Aung San Suu Kyi, the democracy hero and Nobel laureate who assumed power in April after winning elections last year, has been criticized for not speaking up for Myanmar's Muslim minority.

Communal violence in the western Rakhine State displaced about 125,000, most from the Rohingya Muslim group. Riots have broken out elsewhere in the Buddhist-majority country, while anti-Muslim hate speech has proliferated online.

Lawyers and family members told Reuters the 20, most hailing from central Myanmar, were traveling to a wedding in the eastern Shan State in August 2014 when they were detained by military intelligence officials, accused of plotting terrorist atrocities and charged under the 1950 law.

In January 2015, 19 men and women were sentenced to 14 years in prison each and a boy, who was 15 when he was arrested, got seven years, said lawyer Khin Moe Moe. 

"Usually we're not able to defend people in cases involving Military Security Affairs. They have a policy to never lose," she said, referring to the military intelligence agency.

Several appeals had been rejected, Khin Moe Moe said.

“The president agreed this law led to mistreatment of the people, and many still suffer in prisons throughout the country, so they should have an amnesty," she said. 

'YEARS WASTED'

One of the 20, Bo Bo Aung, had hoped for release when the new government took power, but that hope had faded, his wife, Khin Moe Aye, told Reuters.

“It's two years wasted in prison," she said. "My family and others are suffering because these people were jailed without justice by the previous government."
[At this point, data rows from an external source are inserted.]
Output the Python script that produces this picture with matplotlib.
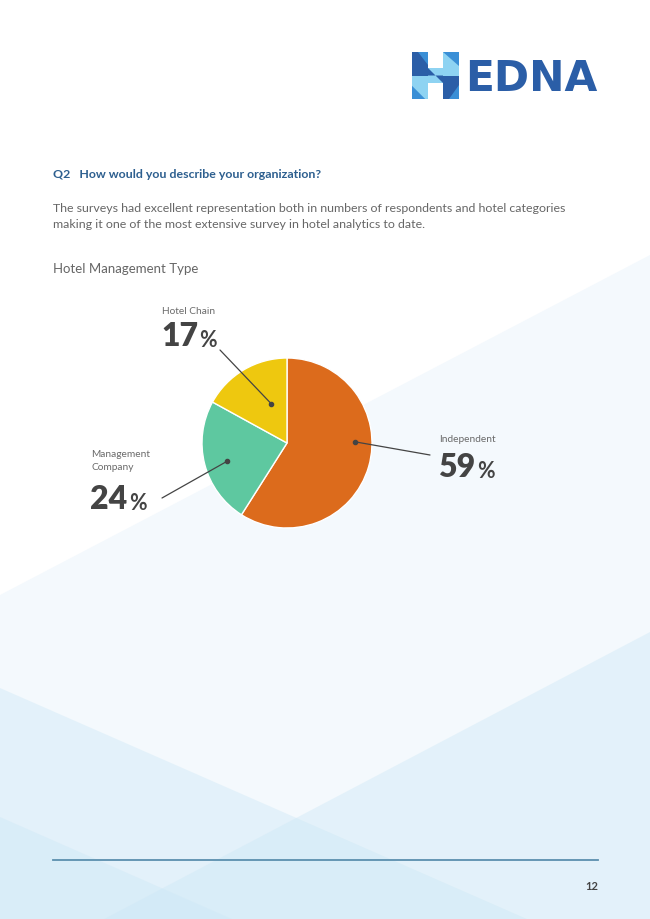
import matplotlib
matplotlib.use('Agg')
import matplotlib.pyplot as plt
from matplotlib.patches import Polygon
import numpy as np

plt.rcParams['font.family'] = ['Lato', 'DejaVu Sans']

# chart data
labels = ['Independent', 'Management\nCompany', 'Hotel Chain']
shares = [59, 24, 17]
colors = ['#dc6b1c', '#5ec8a0', '#eec80f']

W, H = 650, 919
fig = plt.figure(figsize=(6.5, 9.19), dpi=100)

# page canvas in pixel coords (y goes down)
bg = fig.add_axes([0, 0, 1, 1])
bg.set_xlim(0, W)
bg.set_ylim(H, 0)
bg.axis('off')

# background shapes
bg.add_patch(Polygon([(0, 595), (650, 255), (650, 919), (0, 919)], closed=True,
                     facecolor='#f4f9fd', edgecolor='none'))
band = dict(closed=True, facecolor='#cde8f6', edgecolor='none', alpha=0.42)
bg.add_patch(Polygon([(0, 688), (527, 919), (0, 919)], **band))
bg.add_patch(Polygon([(650, 632), (650, 919), (104, 919)], **band))
bg.add_patch(Polygon([(0, 817), (232, 919), (0, 919)], **band))

# logo
ix, iy, s = 412, 52, 47
dark, mid, light = '#2b5ea7', '#3a8fd6', '#8ed3f2'
icon = [
    ([(0, 0), (0.33, 0), (0.33, 0.5), (0, 0.5)], dark),
    ([(0.12, 0), (0.33, 0), (0.33, 0.28)], mid),
    ([(0, 0.5), (0.33, 0.5), (0.33, 1), (0, 1)], light),
    ([(0, 0.72), (0.28, 1), (0, 1)], mid),
    ([(0.33, 0.33), (0.67, 0.33), (0.67, 0.67), (0.33, 0.67)], light),
    ([(0.33, 0.33), (0.5, 0.5), (0.33, 0.5)], dark),
    ([(0.5, 0.5), (0.67, 0.67), (0.67, 0.5)], dark),
    ([(0.67, 0), (1, 0), (1, 0.5), (0.67, 0.5)], light),
    ([(0.67, 0), (1, 0), (1, 0.3)], mid),
    ([(0.67, 0.5), (1, 0.5), (1, 1), (0.67, 1)], dark),
    ([(1, 0.7), (1, 1), (0.78, 1)], mid),
]
for pts, c in icon:
    bg.add_patch(Polygon([(ix + s * px, iy + s * py) for px, py in pts],
                         closed=True, facecolor=c, edgecolor='none'))
bg.text(465, 91, 'EDNA', fontsize=30.5, fontweight='bold', color='#2b5ea7',
        va='baseline', ha='left', family='DejaVu Sans')

# heading and body text
bg.text(53, 175, 'Q2   How would you describe your organization?', fontsize=8.9,
        fontweight='bold', color='#2d5f8f', va='center')
bg.text(53, 208, 'The surveys had excellent representation both in numbers of respondents '
        'and hotel categories', fontsize=8.9, color='#666666', va='center')
bg.text(53, 224, 'making it one of the most extensive survey in hotel analytics to date.',
        fontsize=8.9, color='#666666', va='center')
bg.text(53, 269, 'Hotel Management Type', fontsize=9.5, color='#666666', va='center')

# footer
bg.plot([53, 598], [860, 860], color='#5b8fae', linewidth=1.3)
bg.text(598, 887, '12', fontsize=8, fontweight='bold', color='#444444',
        ha='right', va='center')

# pie
cx, cy, r = 287, 443, 85
ax = fig.add_axes([(cx - r) / W, 1 - (cy + r) / H, 2 * r / W, 2 * r / H])
ax.pie(shares, colors=colors, startangle=90, counterclock=False, radius=1,
       wedgeprops=dict(edgecolor='white', linewidth=1))
ax.set_xlim(-1, 1)
ax.set_ylim(-1, 1)
ax.set_aspect('equal')
ax.axis('off')

# callouts: dot inside wedge (angle deg, radius) -> label anchor (page px)
dots = [(1, 0.80), (197, 0.74), (112, 0.50)]
ends = [(430, 455), (162, 498), (220, 350)]
for (ang, rr), (ex, ey) in zip(dots, ends):
    x0, y0 = rr * np.cos(np.radians(ang)), rr * np.sin(np.radians(ang))
    ax.plot(x0, y0, 'o', color='#444444', markersize=3, clip_on=False)
    ax.annotate('', xy=(x0, y0), xycoords='data', xytext=(ex, ey),
                textcoords=bg.transData,
                arrowprops=dict(arrowstyle='-', color='#444444', linewidth=0.9,
                                shrinkA=0, shrinkB=0))

lab_pos = [(439, 439, 453), (91, 461, 485), (162, 311, 322)]
for name, val, (lx, ly, ny) in zip(labels, shares, lab_pos):
    bg.text(lx, ly, name, fontsize=7.3, color='#6a6a6a', va='center',
            linespacing=1.45)
    t = bg.text(lx - 1, ny + 24, str(val), fontsize=23, fontweight='heavy',
                color='#444444', va='baseline')
    bg.annotate('%', xy=(1, 0), xycoords=t, xytext=(1, 0),
                textcoords='offset points', fontsize=15.5, fontweight='bold',
                color='#444444', va='bottom')

fig.savefig('out.png', dpi=100)
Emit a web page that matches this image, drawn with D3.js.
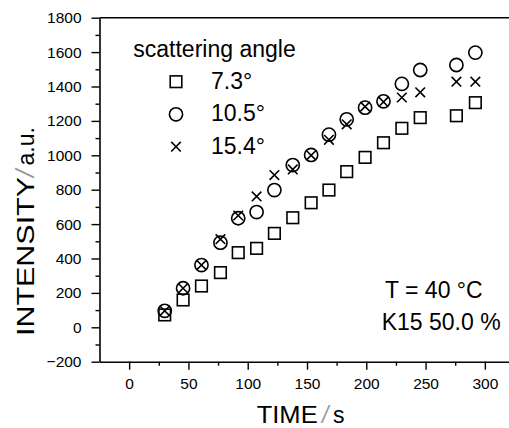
<!DOCTYPE html>
<html>
<head>
<meta charset="utf-8">
<script src="https://cdn.jsdelivr.net/npm/d3@7/dist/d3.min.js"></script>
<style>
  html, body { margin: 0; padding: 0; background: #fff; }
  svg { display: block; font-family: "Liberation Sans", Arial, Helvetica, sans-serif; }
</style>
</head>
<body>
<svg id="chart" width="509" height="428"></svg>
<script>
// ---- data ----
const time = [30, 45.5, 61, 77, 92, 107.5, 122.5, 138, 153.5, 168.5, 183.5, 199, 214.5, 230, 245.5, 276, 292];
const angle73 = [72, 159, 240, 318, 434, 459, 546, 637, 724, 798, 905, 988, 1073, 1157, 1219, 1230, 1306];
const angle105 = [96, 227, 362, 492, 634, 670, 798, 943, 1002, 1120, 1209, 1277, 1314, 1415, 1496, 1525, 1597];
const angle154 = [96, 227, 362, 512, 650, 761, 885, 918, 1000, 1090, 1180, 1283, 1310, 1336, 1366, 1428, 1428];
const seriesNames = ["7.3°", "10.5°", "15.4°"];
const seriesSymbols = ["square", "circle", "cross"];
const xTicks = [0, 50, 100, 150, 200, 250, 300];
const yTicks = [-200, 0, 200, 400, 600, 800, 1000, 1200, 1400, 1600, 1800];
const legendTitle = "scattering angle";
const notes = ["T = 40 °C", "K15 50.0 %"];

const svg = d3.select("#chart");
const L = 99.5, T = 17.7, B = 361.7;
const x = d3.scaleLinear().domain([-25, 325]).range([L, L + 350 * 1.1857]);
const y = d3.scaleLinear().domain([-200, 1800]).range([B, T]);

// frame: top line
svg.append("line").attr("x1", L).attr("x2", x(325)).attr("y1", T).attr("y2", T)
  .attr("stroke", "#000").attr("stroke-width", 1.5);

function styleAxis(g) {
  g.select(".domain").attr("stroke", "#000").attr("stroke-width", 1.6);
  g.selectAll(".tick line").attr("stroke", "#000").attr("stroke-width", 1.4);
  g.selectAll(".tick text").attr("fill", "#000").attr("font-size", 15.5)
    .attr("font-family", "'Liberation Sans', Arial, sans-serif");
}

// minor ticks
const yMinor = d3.range(-100, 1800, 200);
const xMinor = d3.range(-25, 326, 50).filter(v => v > -25);
svg.append("g").attr("transform", `translate(${L},0)`)
  .call(d3.axisLeft(y).tickValues(yMinor).tickSize(4).tickFormat(""))
  .call(g => { g.select(".domain").remove(); g.selectAll("line").attr("stroke", "#000").attr("stroke-width", 1.4); });
svg.append("g").attr("transform", `translate(0,${B})`)
  .call(d3.axisBottom(x).tickValues(xMinor).tickSize(4).tickFormat(""))
  .call(g => { g.select(".domain").remove(); g.selectAll("line").attr("stroke", "#000").attr("stroke-width", 1.4); });

// major axes
svg.append("g").attr("transform", `translate(${L},0)`)
  .call(d3.axisLeft(y).tickValues(yTicks).tickSize(8).tickSizeOuter(0).tickPadding(10).tickFormat(d3.format("d")))
  .call(styleAxis);
svg.append("g").attr("transform", `translate(0,${B})`)
  .call(d3.axisBottom(x).tickValues(xTicks).tickSize(8).tickSizeOuter(0).tickPadding(8).tickFormat(d3.format("d")))
  .call(styleAxis);

// markers
function drawSymbol(g, type, cx, cy) {
  if (type === "square") {
    g.append("rect").attr("x", cx - 5.8).attr("y", cy - 5.8).attr("width", 11.6).attr("height", 11.6)
      .attr("fill", "none").attr("stroke", "#000").attr("stroke-width", 1.6);
  } else if (type === "circle") {
    g.append("circle").attr("cx", cx).attr("cy", cy).attr("r", 6.6)
      .attr("fill", "none").attr("stroke", "#000").attr("stroke-width", 1.6);
  } else {
    const a = 4.8;
    g.append("path").attr("d", `M${cx - a},${cy - a}L${cx + a},${cy + a}M${cx - a},${cy + a}L${cx + a},${cy - a}`)
      .attr("fill", "none").attr("stroke", "#000").attr("stroke-width", 1.6);
  }
}
const allSeries = [angle73, angle105, angle154];
allSeries.forEach((vals, si) => {
  const g = svg.append("g");
  vals.forEach((v, i) => drawSymbol(g, seriesSymbols[si], x(time[i]), y(v)));
});

// legend
const fontBig = 23;
svg.append("text").attr("x", 133.3).attr("y", 57).attr("font-size", fontBig).text(legendTitle);
const legY = [81.7, 114.3, 146.7];
seriesNames.forEach((n, i) => {
  const g = svg.append("g");
  drawSymbol(g, seriesSymbols[i], 176, legY[i]);
  svg.append("text").attr("x", 211).attr("y", legY[i] + 6.8).attr("font-size", fontBig).text(n);
});

// notes
svg.append("text").attr("x", 385).attr("y", 298).attr("font-size", fontBig).text(notes[0]);
svg.append("text").attr("x", 381.7).attr("y", 330).attr("font-size", fontBig).text(notes[1]);

// axis titles
svg.append("text").attr("x", 256.7).attr("y", 423).attr("font-size", fontBig)
  .attr("textLength", 61).attr("lengthAdjust", "spacingAndGlyphs").text("TIME");
svg.append("text").attr("x", 322).attr("y", 423).attr("font-size", 23).attr("fill", "#999")
  .attr("font-style", "italic").text("/");
svg.append("text").attr("x", 333).attr("y", 423).attr("font-size", fontBig).text("s");

const yt = svg.append("g").attr("transform", "translate(33.5,0) rotate(-90)");
yt.append("text").attr("x", -336).attr("y", 0).attr("font-size", fontBig)
  .attr("textLength", 159).attr("lengthAdjust", "spacingAndGlyphs").text("INTENSITY");
yt.append("text").attr("x", -177).attr("y", 0).attr("font-size", 26).attr("fill", "#999")
  .attr("font-style", "italic").text("/");
yt.append("text").attr("x", -165.5).attr("y", 0).attr("font-size", fontBig).text("a.u.");
</script>
</body>
</html>
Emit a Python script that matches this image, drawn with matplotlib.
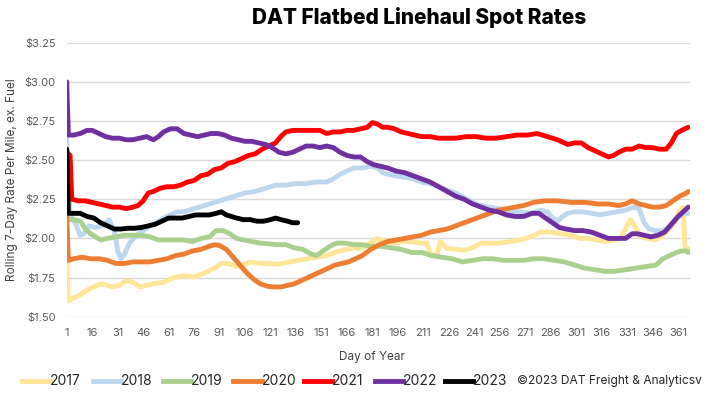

Lieutenant Colonel Myat Min Soe, a military intelligence official involved in the investigation, said that while no weapons had been discovered, the suspects had all confessed under interrogation to contacting unidentified militants.

"They tried to link with a terrorist organization from a foreign country. They planned to attack busy markets and crowded areas," he said.

According to Fortify Rights, which has reviewed more than 300 pages of court documents, a name card for a rebel army commander and an audio file of a speech with alleged Islamist militant content, retrieved from a computer, were the only evidence presented to court.

“It’s as if the court was fulfilling a mission to prosecute Muslims regardless of the evidence against them and regardless of rule of law," Smith said.

A spokesman for Suu Kyi's ruling party, Win Htein, and Zaw Htay, spokesman for the president's office, both said the case was an issue for the judiciary.

"If they don't agree they can appeal the decision to the next higher level of the courts,” Zaw Htay said.